I haven't coached competitive minor hockey for four or five years now, but I'm still at an age where many of the adults I socialize with are knee deep in it, as parents and/or coaches. So when they report to me all these tales of drama that continue at all levels of boys and girls hockey, it's not particularly surprising. But it's maybe a little disappointing that some of these issues seem as prevalent as ever.
With playoffs and spring hockey season upon us, I thought it was worth re-posting a terrific speech by former University of Minnesota mens' hockey coach Don Lucia. He puts it all in perspective. In kids' hockey, yes, winning is fun. But only briefly. It's nowhere near the most important thing.
Now the Commissioner of the CCHA, Lucia retired from coaching in 2018 following a 31-year career where he amassed a record of 736-403-102 (.634). He is the eighth all-time winningest men's ice hockey coach in NCAA history and ranks sixth among Division I men's coaches.
So clearly, he's living proof you don't have to sacrifice sanity for excellence.
But his speech is almost 20 years old now. And the message isn't getting through because problem coaches and parents don't think they're the problem. They hear a speech like this or attend a Hockey Canada Speak Out! course and they think, "Yeah, those people need to do better!"
No, Chachi. YOU'RE those people.
Along the same lines, here's a great open letter to hockey coaches. It comes from Jay Bylsma, father of former Penguins head coach Dany Bylsma.
So You’re Going to Coach My Grandchild? A message to coaches from Jay M. Bylsma
I’m so grateful that you’ve volunteered to be the coach of my grandson Bryan's hockey team. I don’t really care if you know much about hockey, or whether you have a winning record. I don’t know or care if you’ve ever coached a kid that made it the NHL, or Division I college hockey, or even high school. But I know that every one of the kids you coach will have a life to lead after hockey. You will coach far more doctors and lawyers than professional hockey players.
So I’m more interested in what kind of a role model you are and your ability to teach Bryan life lessons than whether you can teach him the left wing lock or backwards crossovers.
Let me explain why I don’t care if you have a winning record. Think back over all the games you played in organized sports as a kid - any and all the sports. Can you remember any of the scores of any of those games or even if you won or lost? If you’re like me, you can’t remember many - if even one.
But I can remember every coach I ever had.
Mr. Sterkenberg, Mr. Naerebout, Mr. VanderMey, and others. I can even picture them in my mind. Images of good men who taught me (whether they knew it or not) sportsmanship, integrity, to play by the rules, and to have fun. They made a lasting impression on me, just as you will have a lasting impression on my little Bryan.
What kind of a lasting impression will you have? For example, if you pick your team based on talent and ability, you will show Bryan that talent and ability are the criteria that a person needs to be successful.
If you pick your team based on the associations you have – that is, your GM’s kid gets to play, your brother-in-law’s kid is on the power play – each regardless of ability – you will show Bryan that you get ahead in life by who you know.

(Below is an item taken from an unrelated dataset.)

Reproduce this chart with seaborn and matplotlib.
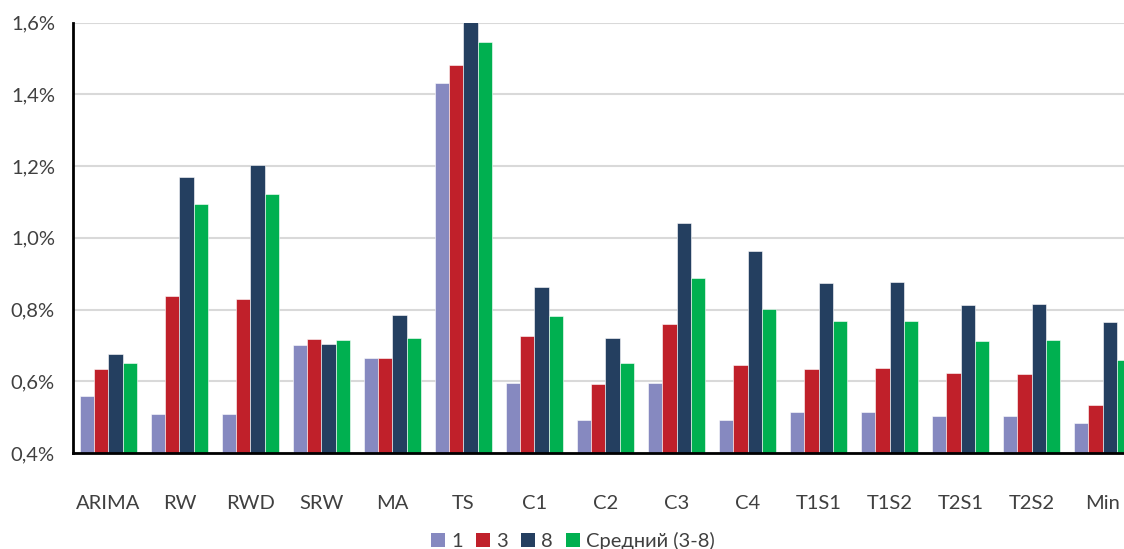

Accomplishment and achievement don’t count for as much as connections.
If you tell the kids, “Everyone plays equally, everyone plays equally” and then only some kids get on the power play and play in the third period, you influence kids about the meaning of honesty and deception.
If you say disparaging remarks about the other team, the other coach, or the officials, you demean the game and and you teach Bryan that it’s okay - perhaps even manly - to be disrespectful and pejorative.
If you need to put ringers on your team to be competitive in an out-of-town tournament, you are influencing your players about your standard of honesty and the importance of winning at the cost of your integrity.
Sadly, some coaches have taken the fun out of the game for the children by exerting too much pressure, being too critical, being demeaning, and being too vocal in an inappropriate way. Their life lessons are less than wholesome and sometimes destructive.
If my grandson is a good player, I hope you won’t aggrandize him or overuse him, but instead, help him be a team player. If he’s a poor player, I hope you won’t demean him but give him his fair share of ice time and help him become a better player.
I hope you will remember he’s just a child and your career as a coach isn’t riding on his back. I hope you will remember that a word of encouragement after a mistake is worth more than a pile of praise after a success.
Jay M. Bylsma
Many of you already fully understand and live all this. And you should be applauded for that. But it would be great if all the grown ups could bring that attitude to the rink every night.